Danny komt ons tegen
de avond halen met de piratenboot voor een tochtje door de creek. Holy de hond staat voorop naast het rondborstige boegbeeld. Danny vertelt over
de creek, de bloeiende havens zijn verdwenen. Er is nog een visfabriekje, voor
de rest huizen van gepensioneerden. Voor 3 tot 4 ton kun je hier nog een huis
aan het water kopen. Maar bedenk wel, dat de muggen in de zomer vreselijk zijn.
Voor we de
volgende morgen vertrekken bekijken we nog het grote zeilschip dat bij Danny
aan de steiger ligt. Een houten tweemaster van 80 voet.
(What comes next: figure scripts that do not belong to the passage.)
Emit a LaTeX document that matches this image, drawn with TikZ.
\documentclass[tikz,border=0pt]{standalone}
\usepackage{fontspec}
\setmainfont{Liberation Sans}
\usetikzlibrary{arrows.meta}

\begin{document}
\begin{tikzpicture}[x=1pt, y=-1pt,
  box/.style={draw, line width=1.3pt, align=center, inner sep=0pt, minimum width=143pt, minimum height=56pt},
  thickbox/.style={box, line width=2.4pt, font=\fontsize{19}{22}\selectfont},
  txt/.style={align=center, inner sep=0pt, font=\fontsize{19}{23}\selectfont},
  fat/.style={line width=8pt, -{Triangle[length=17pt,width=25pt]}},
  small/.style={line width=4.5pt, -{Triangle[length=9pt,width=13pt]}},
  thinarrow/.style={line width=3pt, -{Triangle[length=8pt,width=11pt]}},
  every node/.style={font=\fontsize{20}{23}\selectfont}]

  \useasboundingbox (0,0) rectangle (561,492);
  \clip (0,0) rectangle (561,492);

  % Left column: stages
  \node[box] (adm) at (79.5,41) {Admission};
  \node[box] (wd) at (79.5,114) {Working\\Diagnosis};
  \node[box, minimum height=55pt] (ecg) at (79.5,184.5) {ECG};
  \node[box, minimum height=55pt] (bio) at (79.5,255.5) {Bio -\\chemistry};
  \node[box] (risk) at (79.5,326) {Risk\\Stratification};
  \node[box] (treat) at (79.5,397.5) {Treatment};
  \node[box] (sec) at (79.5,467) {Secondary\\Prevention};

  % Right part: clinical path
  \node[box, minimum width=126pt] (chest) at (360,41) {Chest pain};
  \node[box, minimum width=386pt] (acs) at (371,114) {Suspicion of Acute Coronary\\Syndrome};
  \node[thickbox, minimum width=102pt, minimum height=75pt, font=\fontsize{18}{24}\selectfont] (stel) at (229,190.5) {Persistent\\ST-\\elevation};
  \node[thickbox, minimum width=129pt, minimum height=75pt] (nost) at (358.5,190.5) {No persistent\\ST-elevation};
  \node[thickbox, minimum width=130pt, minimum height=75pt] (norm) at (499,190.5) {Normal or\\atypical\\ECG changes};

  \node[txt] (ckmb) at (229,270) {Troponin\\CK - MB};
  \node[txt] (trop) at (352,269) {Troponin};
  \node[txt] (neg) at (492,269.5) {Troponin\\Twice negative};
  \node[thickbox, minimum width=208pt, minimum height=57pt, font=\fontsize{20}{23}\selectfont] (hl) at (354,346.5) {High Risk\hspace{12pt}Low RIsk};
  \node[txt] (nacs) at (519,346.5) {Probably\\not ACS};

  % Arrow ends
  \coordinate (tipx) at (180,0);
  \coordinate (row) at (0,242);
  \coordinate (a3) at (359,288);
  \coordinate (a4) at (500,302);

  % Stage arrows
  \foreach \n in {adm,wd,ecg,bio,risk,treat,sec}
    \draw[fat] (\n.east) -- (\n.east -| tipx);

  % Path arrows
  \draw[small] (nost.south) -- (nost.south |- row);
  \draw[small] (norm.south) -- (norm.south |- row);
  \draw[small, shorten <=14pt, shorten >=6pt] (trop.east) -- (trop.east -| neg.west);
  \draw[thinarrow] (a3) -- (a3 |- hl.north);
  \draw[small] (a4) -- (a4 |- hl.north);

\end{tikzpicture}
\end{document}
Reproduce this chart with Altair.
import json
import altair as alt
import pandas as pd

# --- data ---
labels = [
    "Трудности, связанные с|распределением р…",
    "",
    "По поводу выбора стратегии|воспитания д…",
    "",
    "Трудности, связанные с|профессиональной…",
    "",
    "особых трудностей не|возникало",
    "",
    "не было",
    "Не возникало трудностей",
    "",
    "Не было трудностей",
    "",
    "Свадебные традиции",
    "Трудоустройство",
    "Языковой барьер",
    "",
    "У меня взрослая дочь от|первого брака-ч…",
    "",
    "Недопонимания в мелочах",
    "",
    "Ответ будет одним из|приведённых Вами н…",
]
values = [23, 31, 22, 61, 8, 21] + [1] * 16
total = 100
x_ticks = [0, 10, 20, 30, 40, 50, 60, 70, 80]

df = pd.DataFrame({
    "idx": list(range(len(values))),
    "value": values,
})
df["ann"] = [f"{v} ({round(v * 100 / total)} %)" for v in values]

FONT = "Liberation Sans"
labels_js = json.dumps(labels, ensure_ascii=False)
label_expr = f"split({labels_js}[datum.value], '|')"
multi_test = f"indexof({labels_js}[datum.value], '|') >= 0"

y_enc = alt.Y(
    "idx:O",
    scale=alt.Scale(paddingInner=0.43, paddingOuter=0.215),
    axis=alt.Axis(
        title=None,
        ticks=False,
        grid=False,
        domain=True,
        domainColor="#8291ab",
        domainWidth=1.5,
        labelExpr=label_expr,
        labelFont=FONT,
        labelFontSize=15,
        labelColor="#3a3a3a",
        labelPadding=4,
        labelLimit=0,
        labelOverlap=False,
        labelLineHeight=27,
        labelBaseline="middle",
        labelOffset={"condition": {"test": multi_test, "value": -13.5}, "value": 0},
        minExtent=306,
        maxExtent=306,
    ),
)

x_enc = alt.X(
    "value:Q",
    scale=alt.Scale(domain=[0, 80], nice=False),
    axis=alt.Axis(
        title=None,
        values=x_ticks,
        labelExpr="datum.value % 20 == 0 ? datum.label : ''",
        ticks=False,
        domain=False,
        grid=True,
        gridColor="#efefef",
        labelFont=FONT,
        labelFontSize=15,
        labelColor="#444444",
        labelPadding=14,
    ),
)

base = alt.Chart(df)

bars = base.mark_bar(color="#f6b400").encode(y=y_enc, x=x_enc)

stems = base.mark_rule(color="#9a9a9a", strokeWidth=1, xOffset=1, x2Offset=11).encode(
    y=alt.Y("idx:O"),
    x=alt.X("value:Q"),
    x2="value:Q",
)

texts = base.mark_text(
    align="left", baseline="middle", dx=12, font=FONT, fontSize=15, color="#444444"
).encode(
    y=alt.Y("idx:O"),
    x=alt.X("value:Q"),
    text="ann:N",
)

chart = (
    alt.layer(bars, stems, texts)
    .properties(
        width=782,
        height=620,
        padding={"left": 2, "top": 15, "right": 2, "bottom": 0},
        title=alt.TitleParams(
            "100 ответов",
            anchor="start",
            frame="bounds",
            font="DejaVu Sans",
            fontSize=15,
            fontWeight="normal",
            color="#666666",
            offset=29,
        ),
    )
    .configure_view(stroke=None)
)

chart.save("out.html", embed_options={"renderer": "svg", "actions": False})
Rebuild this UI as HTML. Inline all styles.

Een buurman bouwde het
in Manchester - Engeland, charterde er mee in de Bahamas en nu na 2 strokes
ligt zijn schip werkeloos en onverkoopbaar bij Danny. Als het schip in
Delfshaven lag gingen we er op wonen. We nemen afscheid en gaan naar Tangier
Island, midden in de Chesapeake Bay. Een tip van Danny.